А пророк в это время, как лев пустыни, запертый в клетку, ходил взад-вперед по своей клети, прислушиваясь, не слышно ли шагов правды, и поглядывая, не видно ли ее. И не слыша и не видя ее, он взывал к ней: „Правда, приди!“
В этот момент двери темницы открылись, и Иоанн увидел людей, которые входили к нему. В руках одного из них он увидел блюдо и подумал, не несут ли на нем правду, но удивился, заметив, что оно пусто. „Зачем этому человеку нужно пустое блюдо?“
В верхних покоях дворца на миг наступила мертвая тишина. Иродиада нетерпеливо ждала, Ирод бездумно скользил взглядом по гостям. Саломея стояла на лестнице, ожидая возвращения палача. Ее сопровождала целая процессия рабов и лакеев. Вскоре палач вернулся и передал ей блюдо с черноволосой головой Иоанна, лежащей в луже застывшей крови. Саломея весело подбежала к матери и передала ей необычный дар царя Ирода.
Иродиада победоносно принесла блюдо гостям и поставила на стол среди сладких яств, между ливанских и финикийских вин. Замешательство гостей продолжалось минуту-другую и оргия продолжилась с новой силой и новой силой зазвучали восклицания: „Наслаждений, больше наслаждений!“. А в темнице лежал обезглавленный человек в верблюжьей шкуре и не отзывался на этот гвалт ни единым звуком. Сластолюбие победило правду.
Иродиада и Саломея вышли на крышу дворца Ирода и с презрением и капризно смотрели на Иерусалим. Солнце клонилось к закату, весь запад заалел, как кровь пророка, или словно его объял стыд за невинно пролитую кровь. Пастухи с Елеонской горы видели Иерусалим сквозь легкую дымку; дворец Ирода казался им крошечным муравейником, а две живых песчинки на его крыше, мать и дочь, были совсем незаметны для них. Человечества вообще не видно с вершины гор.
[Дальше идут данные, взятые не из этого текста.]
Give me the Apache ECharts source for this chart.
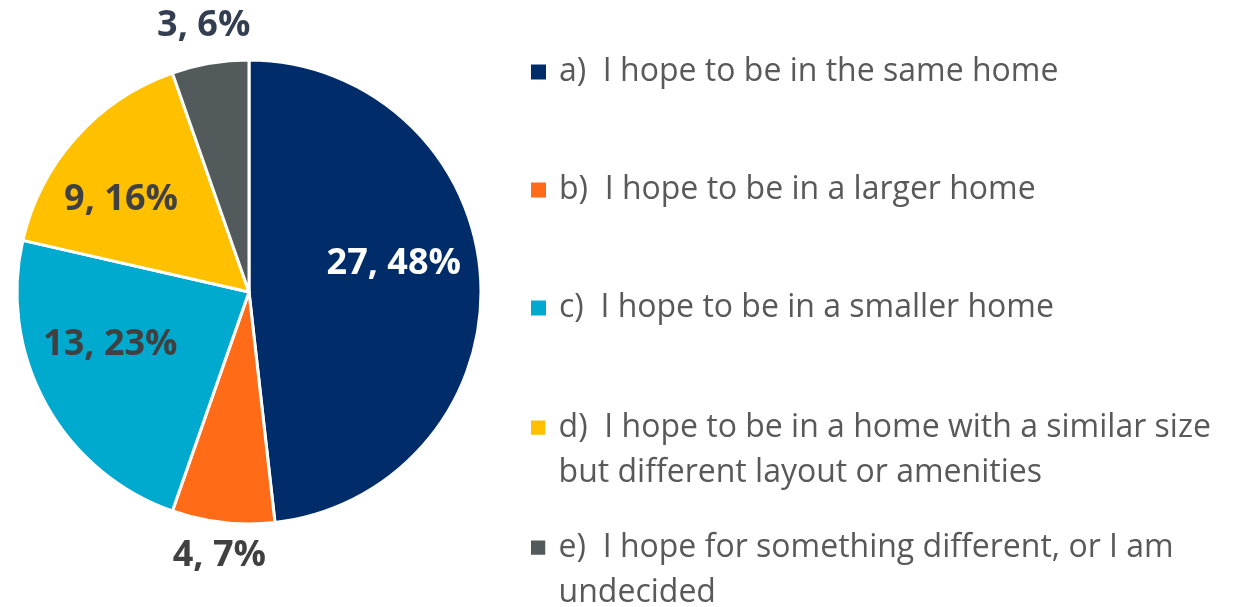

Время шло, шло и проходило, постепенно разрушая камни в стенах дворца Ирода и дробя зубы в устах Иродиады. Тщетно мраморные палаты, и гордая Иродиада противились времени, наконец, и они поддались его власти. Однажды под землей оказалась и сама Иродиада и ее красавица-дочь. И прах их костей смешался с прахом костей Иоанна и развеялся по свету.
Не знаю, случайно ли ветер занес в Белград малую толику этого праха, но знаю наверняка, что в Белграде есть многое и от духа Иоанна, и от духа Иродиады. Я знаю, и вы знаете, что в Белграде ежечасно разыгрываются драмы, подобные той, что произошла во дворце Ирода, и разница между ними лишь в степени трагичности; драмы, которые происходят от столкновения сластолюбия со стремлением к правде. Эти драмы разыгрываются не только в домах и на улицах, они разыгрываются в душах, внутри нас, в нас самих. В большинстве из нас не присутствует только дух Иродиады или дух Иоанна, но всегда смешение одного с другим. Жажда наслаждений и стремление к правде постоянно борются в нас, постоянно бросают из стороны в сторону, больно терзая.
Иродиада и Иоанн — два полюса человеческой природы. Простим Иродиаду, дорогие братья, простим ее, ибо в духовном царстве простил ее и великий пророк: простим, чтобы и нам простилось. Простим ее, она это заслужила, ибо вот уже двадцать столетий служит она христианскому миру примером того, как нельзя жить здесь, на земле. Двадцать столетий выставлена она на порицание и презрение света. Простим, ибо ее не за что больше прощать — ее грех уже достаточно наказан.
Боже, Ты видел драму Иоанна Крестителя во дворце Ирода, Ты смотришь на нас тем же взором и ныне, дай нам силы победить в себе дух Иродиады и следовать примеру Твоего праведника. Избавь нас от заблуждения, Боже, всегда, как только наша кровь помутит нам разум. Пусть мысль о Тебе, великий Боже, вечно светит во тьме нашей малой жизненной драмы, которая ради Тебя происходит, и которую Ты видишь лучше, нас самих. Аминь.